- Exercise instructions -
Write out every entry exactly as given, but omit the pictures.

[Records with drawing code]

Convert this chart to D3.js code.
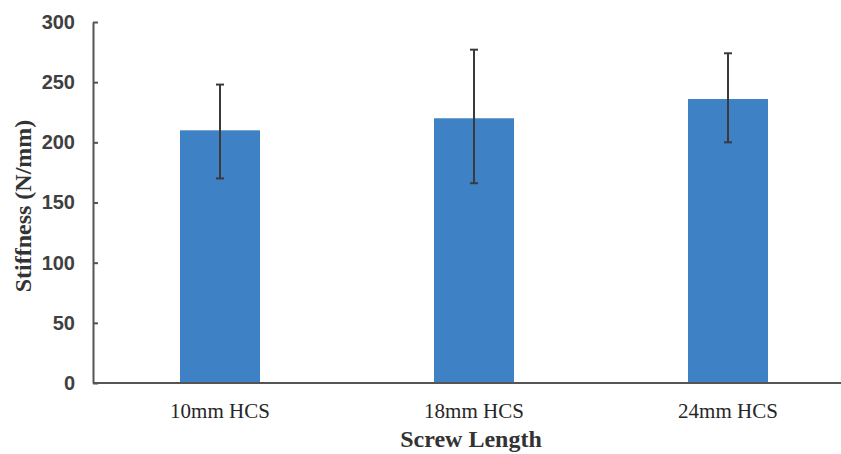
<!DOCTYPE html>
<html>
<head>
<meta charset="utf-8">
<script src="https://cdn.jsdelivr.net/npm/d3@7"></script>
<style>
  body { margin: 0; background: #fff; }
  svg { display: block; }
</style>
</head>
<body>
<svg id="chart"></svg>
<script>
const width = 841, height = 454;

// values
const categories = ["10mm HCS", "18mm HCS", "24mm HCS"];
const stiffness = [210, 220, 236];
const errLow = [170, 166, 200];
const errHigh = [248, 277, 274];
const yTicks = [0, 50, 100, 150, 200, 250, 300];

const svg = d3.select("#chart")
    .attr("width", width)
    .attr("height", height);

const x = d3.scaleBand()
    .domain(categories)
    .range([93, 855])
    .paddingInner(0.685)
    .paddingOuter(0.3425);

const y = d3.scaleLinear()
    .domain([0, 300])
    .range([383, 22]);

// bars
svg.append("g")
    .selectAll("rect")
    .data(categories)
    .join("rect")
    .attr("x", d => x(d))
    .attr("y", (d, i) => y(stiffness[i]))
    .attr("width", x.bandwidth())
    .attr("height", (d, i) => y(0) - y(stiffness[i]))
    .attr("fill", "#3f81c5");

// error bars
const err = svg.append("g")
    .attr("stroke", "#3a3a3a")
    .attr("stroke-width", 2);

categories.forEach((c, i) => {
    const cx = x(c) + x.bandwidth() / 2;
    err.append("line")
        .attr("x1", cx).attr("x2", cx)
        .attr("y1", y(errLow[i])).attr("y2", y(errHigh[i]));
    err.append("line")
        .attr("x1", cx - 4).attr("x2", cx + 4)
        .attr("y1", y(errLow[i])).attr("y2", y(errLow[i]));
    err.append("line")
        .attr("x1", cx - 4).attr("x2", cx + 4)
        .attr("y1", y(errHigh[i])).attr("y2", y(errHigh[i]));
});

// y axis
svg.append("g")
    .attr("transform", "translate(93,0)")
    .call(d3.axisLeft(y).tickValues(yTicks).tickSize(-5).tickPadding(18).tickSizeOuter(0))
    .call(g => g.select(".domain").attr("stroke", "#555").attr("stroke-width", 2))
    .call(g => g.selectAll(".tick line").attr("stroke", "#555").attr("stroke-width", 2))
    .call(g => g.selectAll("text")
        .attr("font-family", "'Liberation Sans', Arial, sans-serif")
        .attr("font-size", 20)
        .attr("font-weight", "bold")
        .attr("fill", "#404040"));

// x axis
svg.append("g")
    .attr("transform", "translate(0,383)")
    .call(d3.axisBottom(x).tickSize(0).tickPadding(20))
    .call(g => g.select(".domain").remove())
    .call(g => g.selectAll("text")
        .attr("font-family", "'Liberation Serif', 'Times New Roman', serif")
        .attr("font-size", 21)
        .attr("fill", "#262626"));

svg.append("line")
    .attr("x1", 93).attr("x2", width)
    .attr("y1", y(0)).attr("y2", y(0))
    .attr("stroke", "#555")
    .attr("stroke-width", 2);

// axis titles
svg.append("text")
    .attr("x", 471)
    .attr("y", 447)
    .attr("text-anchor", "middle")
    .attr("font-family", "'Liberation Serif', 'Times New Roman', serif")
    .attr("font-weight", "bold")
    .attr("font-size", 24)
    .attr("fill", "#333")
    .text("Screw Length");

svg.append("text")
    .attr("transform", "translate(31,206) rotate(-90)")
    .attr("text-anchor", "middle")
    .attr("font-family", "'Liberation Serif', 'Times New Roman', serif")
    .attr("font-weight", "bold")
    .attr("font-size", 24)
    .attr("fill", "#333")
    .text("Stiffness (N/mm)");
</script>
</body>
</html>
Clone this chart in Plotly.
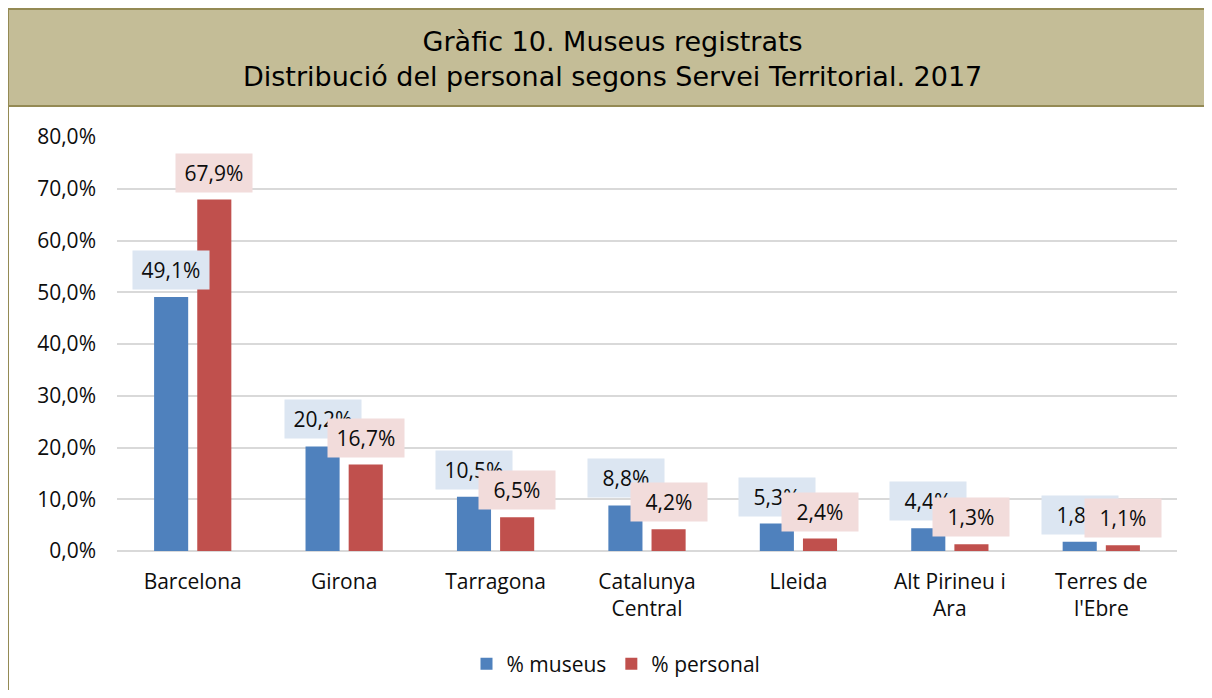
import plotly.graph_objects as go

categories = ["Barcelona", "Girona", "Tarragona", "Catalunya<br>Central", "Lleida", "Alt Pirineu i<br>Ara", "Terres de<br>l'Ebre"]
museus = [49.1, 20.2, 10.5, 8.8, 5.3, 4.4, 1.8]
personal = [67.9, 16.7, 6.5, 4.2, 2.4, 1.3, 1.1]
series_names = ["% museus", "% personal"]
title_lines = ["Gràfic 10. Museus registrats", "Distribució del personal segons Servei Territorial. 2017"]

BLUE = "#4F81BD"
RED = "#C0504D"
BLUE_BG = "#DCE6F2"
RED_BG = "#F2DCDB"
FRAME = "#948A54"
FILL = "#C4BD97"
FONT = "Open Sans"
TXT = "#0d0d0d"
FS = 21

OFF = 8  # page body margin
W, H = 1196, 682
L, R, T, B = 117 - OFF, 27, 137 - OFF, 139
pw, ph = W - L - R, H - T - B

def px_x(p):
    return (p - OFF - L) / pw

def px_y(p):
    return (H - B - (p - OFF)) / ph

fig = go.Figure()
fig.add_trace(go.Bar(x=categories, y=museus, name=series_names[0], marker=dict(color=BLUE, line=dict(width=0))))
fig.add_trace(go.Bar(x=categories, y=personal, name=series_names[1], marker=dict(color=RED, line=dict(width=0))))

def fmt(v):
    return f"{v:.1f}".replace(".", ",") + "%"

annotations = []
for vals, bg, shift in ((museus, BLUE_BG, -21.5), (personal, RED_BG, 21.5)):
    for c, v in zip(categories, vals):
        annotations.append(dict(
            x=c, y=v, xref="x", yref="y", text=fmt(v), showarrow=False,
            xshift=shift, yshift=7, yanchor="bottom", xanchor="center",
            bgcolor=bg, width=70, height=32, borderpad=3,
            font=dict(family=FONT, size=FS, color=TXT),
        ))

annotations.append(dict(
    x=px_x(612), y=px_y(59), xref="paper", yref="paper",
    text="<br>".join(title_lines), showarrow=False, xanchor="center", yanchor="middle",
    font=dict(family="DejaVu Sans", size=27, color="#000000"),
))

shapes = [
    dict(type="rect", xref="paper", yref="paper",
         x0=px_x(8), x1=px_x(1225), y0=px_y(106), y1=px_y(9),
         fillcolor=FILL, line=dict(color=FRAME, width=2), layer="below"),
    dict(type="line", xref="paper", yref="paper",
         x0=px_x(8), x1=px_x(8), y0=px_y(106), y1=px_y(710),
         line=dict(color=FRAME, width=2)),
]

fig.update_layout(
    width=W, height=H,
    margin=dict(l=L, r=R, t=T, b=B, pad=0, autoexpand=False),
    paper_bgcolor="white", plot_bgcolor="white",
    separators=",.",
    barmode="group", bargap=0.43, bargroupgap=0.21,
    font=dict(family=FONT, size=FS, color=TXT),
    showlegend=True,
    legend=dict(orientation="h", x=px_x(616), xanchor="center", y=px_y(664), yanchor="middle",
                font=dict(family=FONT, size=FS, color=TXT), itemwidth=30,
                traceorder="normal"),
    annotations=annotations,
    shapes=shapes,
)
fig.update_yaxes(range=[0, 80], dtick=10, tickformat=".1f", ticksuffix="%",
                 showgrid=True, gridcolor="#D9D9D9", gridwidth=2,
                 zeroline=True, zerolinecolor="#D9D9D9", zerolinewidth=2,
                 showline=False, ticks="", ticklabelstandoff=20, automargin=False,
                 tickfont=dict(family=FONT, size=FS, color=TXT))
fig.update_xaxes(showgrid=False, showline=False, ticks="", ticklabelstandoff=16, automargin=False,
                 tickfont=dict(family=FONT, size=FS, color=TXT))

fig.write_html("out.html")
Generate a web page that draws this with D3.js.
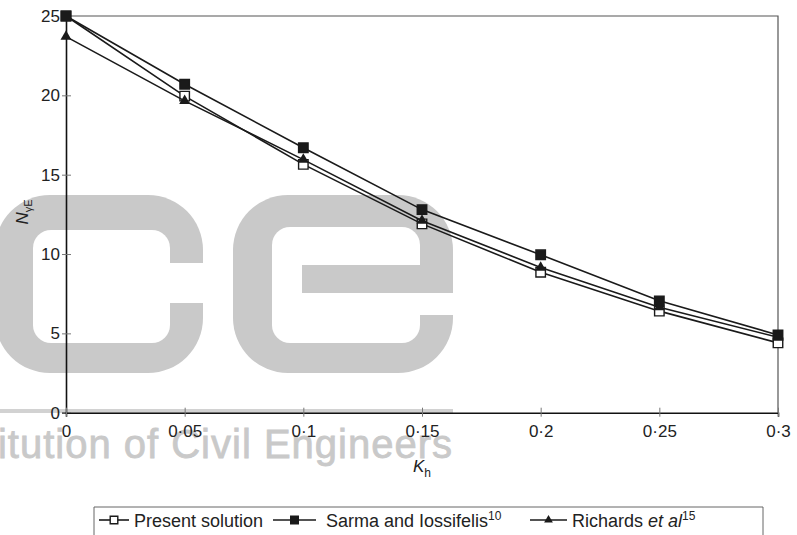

- Correct response -
Convert this chart to D3.js code.
<!DOCTYPE html>
<html>
<head>
<meta charset="utf-8">
<script src="https://cdn.jsdelivr.net/npm/d3@7"></script>
<style>
  body { margin: 0; background: #fff; }
  svg { display: block; }
</style>
</head>
<body>
<svg id="chart"></svg>
<script>
const width = 841, height = 454;

// values
const categories = ["10mm HCS", "18mm HCS", "24mm HCS"];
const stiffness = [210, 220, 236];
const errLow = [170, 166, 200];
const errHigh = [248, 277, 274];
const yTicks = [0, 50, 100, 150, 200, 250, 300];

const svg = d3.select("#chart")
    .attr("width", width)
    .attr("height", height);

const x = d3.scaleBand()
    .domain(categories)
    .range([93, 855])
    .paddingInner(0.685)
    .paddingOuter(0.3425);

const y = d3.scaleLinear()
    .domain([0, 300])
    .range([383, 22]);

// bars
svg.append("g")
    .selectAll("rect")
    .data(categories)
    .join("rect")
    .attr("x", d => x(d))
    .attr("y", (d, i) => y(stiffness[i]))
    .attr("width", x.bandwidth())
    .attr("height", (d, i) => y(0) - y(stiffness[i]))
    .attr("fill", "#3f81c5");

// error bars
const err = svg.append("g")
    .attr("stroke", "#3a3a3a")
    .attr("stroke-width", 2);

categories.forEach((c, i) => {
    const cx = x(c) + x.bandwidth() / 2;
    err.append("line")
        .attr("x1", cx).attr("x2", cx)
        .attr("y1", y(errLow[i])).attr("y2", y(errHigh[i]));
    err.append("line")
        .attr("x1", cx - 4).attr("x2", cx + 4)
        .attr("y1", y(errLow[i])).attr("y2", y(errLow[i]));
    err.append("line")
        .attr("x1", cx - 4).attr("x2", cx + 4)
        .attr("y1", y(errHigh[i])).attr("y2", y(errHigh[i]));
});

// y axis
svg.append("g")
    .attr("transform", "translate(93,0)")
    .call(d3.axisLeft(y).tickValues(yTicks).tickSize(-5).tickPadding(18).tickSizeOuter(0))
    .call(g => g.select(".domain").attr("stroke", "#555").attr("stroke-width", 2))
    .call(g => g.selectAll(".tick line").attr("stroke", "#555").attr("stroke-width", 2))
    .call(g => g.selectAll("text")
        .attr("font-family", "'Liberation Sans', Arial, sans-serif")
        .attr("font-size", 20)
        .attr("font-weight", "bold")
        .attr("fill", "#404040"));

// x axis
svg.append("g")
    .attr("transform", "translate(0,383)")
    .call(d3.axisBottom(x).tickSize(0).tickPadding(20))
    .call(g => g.select(".domain").remove())
    .call(g => g.selectAll("text")
        .attr("font-family", "'Liberation Serif', 'Times New Roman', serif")
        .attr("font-size", 21)
        .attr("fill", "#262626"));

svg.append("line")
    .attr("x1", 93).attr("x2", width)
    .attr("y1", y(0)).attr("y2", y(0))
    .attr("stroke", "#555")
    .attr("stroke-width", 2);

// axis titles
svg.append("text")
    .attr("x", 471)
    .attr("y", 447)
    .attr("text-anchor", "middle")
    .attr("font-family", "'Liberation Serif', 'Times New Roman', serif")
    .attr("font-weight", "bold")
    .attr("font-size", 24)
    .attr("fill", "#333")
    .text("Screw Length");

svg.append("text")
    .attr("transform", "translate(31,206) rotate(-90)")
    .attr("text-anchor", "middle")
    .attr("font-family", "'Liberation Serif', 'Times New Roman', serif")
    .attr("font-weight", "bold")
    .attr("font-size", 24)
    .attr("fill", "#333")
    .text("Stiffness (N/mm)");
</script>
</body>
</html>
Clone this chart in Plotly.
import plotly.graph_objects as go

categories = ["Barcelona", "Girona", "Tarragona", "Catalunya<br>Central", "Lleida", "Alt Pirineu i<br>Ara", "Terres de<br>l'Ebre"]
museus = [49.1, 20.2, 10.5, 8.8, 5.3, 4.4, 1.8]
personal = [67.9, 16.7, 6.5, 4.2, 2.4, 1.3, 1.1]
series_names = ["% museus", "% personal"]
title_lines = ["Gràfic 10. Museus registrats", "Distribució del personal segons Servei Territorial. 2017"]

BLUE = "#4F81BD"
RED = "#C0504D"
BLUE_BG = "#DCE6F2"
RED_BG = "#F2DCDB"
FRAME = "#948A54"
FILL = "#C4BD97"
FONT = "Open Sans"
TXT = "#0d0d0d"
FS = 21

OFF = 8  # page body margin
W, H = 1196, 682
L, R, T, B = 117 - OFF, 27, 137 - OFF, 139
pw, ph = W - L - R, H - T - B

def px_x(p):
    return (p - OFF - L) / pw

def px_y(p):
    return (H - B - (p - OFF)) / ph

fig = go.Figure()
fig.add_trace(go.Bar(x=categories, y=museus, name=series_names[0], marker=dict(color=BLUE, line=dict(width=0))))
fig.add_trace(go.Bar(x=categories, y=personal, name=series_names[1], marker=dict(color=RED, line=dict(width=0))))

def fmt(v):
    return f"{v:.1f}".replace(".", ",") + "%"

annotations = []
for vals, bg, shift in ((museus, BLUE_BG, -21.5), (personal, RED_BG, 21.5)):
    for c, v in zip(categories, vals):
        annotations.append(dict(
            x=c, y=v, xref="x", yref="y", text=fmt(v), showarrow=False,
            xshift=shift, yshift=7, yanchor="bottom", xanchor="center",
            bgcolor=bg, width=70, height=32, borderpad=3,
            font=dict(family=FONT, size=FS, color=TXT),
        ))

annotations.append(dict(
    x=px_x(612), y=px_y(59), xref="paper", yref="paper",
    text="<br>".join(title_lines), showarrow=False, xanchor="center", yanchor="middle",
    font=dict(family="DejaVu Sans", size=27, color="#000000"),
))

shapes = [
    dict(type="rect", xref="paper", yref="paper",
         x0=px_x(8), x1=px_x(1225), y0=px_y(106), y1=px_y(9),
         fillcolor=FILL, line=dict(color=FRAME, width=2), layer="below"),
    dict(type="line", xref="paper", yref="paper",
         x0=px_x(8), x1=px_x(8), y0=px_y(106), y1=px_y(710),
         line=dict(color=FRAME, width=2)),
]

fig.update_layout(
    width=W, height=H,
    margin=dict(l=L, r=R, t=T, b=B, pad=0, autoexpand=False),
    paper_bgcolor="white", plot_bgcolor="white",
    separators=",.",
    barmode="group", bargap=0.43, bargroupgap=0.21,
    font=dict(family=FONT, size=FS, color=TXT),
    showlegend=True,
    legend=dict(orientation="h", x=px_x(616), xanchor="center", y=px_y(664), yanchor="middle",
                font=dict(family=FONT, size=FS, color=TXT), itemwidth=30,
                traceorder="normal"),
    annotations=annotations,
    shapes=shapes,
)
fig.update_yaxes(range=[0, 80], dtick=10, tickformat=".1f", ticksuffix="%",
                 showgrid=True, gridcolor="#D9D9D9", gridwidth=2,
                 zeroline=True, zerolinecolor="#D9D9D9", zerolinewidth=2,
                 showline=False, ticks="", ticklabelstandoff=20, automargin=False,
                 tickfont=dict(family=FONT, size=FS, color=TXT))
fig.update_xaxes(showgrid=False, showline=False, ticks="", ticklabelstandoff=16, automargin=False,
                 tickfont=dict(family=FONT, size=FS, color=TXT))

fig.write_html("out.html")
Generate a web page that draws this with D3.js.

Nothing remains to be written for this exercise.